A Itália e a reforma penal da tutela dos bens culturais

Autores

  • Geo Magri

    é árbitro da Court of Arbitration for Art (Cafa) docente da Universidade Luigi Bocconi (Milão) e da Universitá degli Studi dell'Insubria (Como) —ambas na Itália— advogado doutor em Direito pela Universidade de Turim membro do Comitê Científico da coleção ProgettArte (série editorial voltada para o planejamento e organização cultural) e membro do comitê científico da Associazione Nazionale Artisti della Lirica (Assolirica) e da Deutsch-Italienische Juristenvereinigung da Sociedade Italiana de Direito e Literatura e da Associação Henri Capitant des Amis de la Culture Juridique Française.

  • Marcílio Franca

    é membro do Comitê Jurídico da International Art Market Studies Association árbitro da Court of Arbitration for Art (Rotterdam Holanda) da Organização Mundial de Propriedade Intelectual (WIPO) e do Tribunal Permanente de Revisão do Mercosul docente da Universidade Federal da Paraíba ex-professor visitante das faculdades de Direito das Universidades de Pisa Turim e Ghent pós-doutor em Direito no Instituto Universitário Europeu (Florença Itália) e procurador-chefe da força-tarefa do Patrimônio Cultural do Ministério Público de Contas da Paraíba.

25 de março de 2022, 6h43

Por meio da Lei nº 6, de 21 de janeiro de 2022, a república italiana ratificou a Convenção de Nicósia, do Conselho da Europa, sobre crimes contra o patrimônio cultural.
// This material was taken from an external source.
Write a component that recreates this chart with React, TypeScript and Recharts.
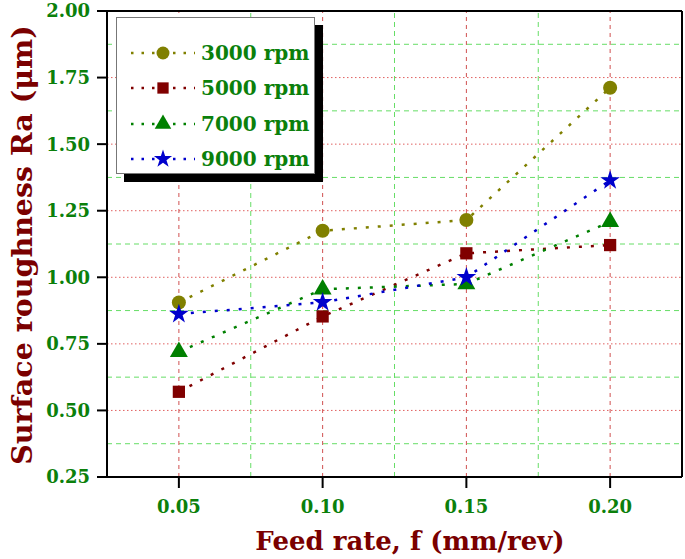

A convenção, assinada em 19 de maio de 2017, visa prevenir e combater o tráfico ilícito e a destruição de bens culturais e, por via reflexa, o financiamento do terrorismo e do crime organizado, exortando os Estados-partes a criminalizar algumas condutas, como o roubo, a escavação ilícita, a importação ilegal, a falsificação de documentos, entre outras.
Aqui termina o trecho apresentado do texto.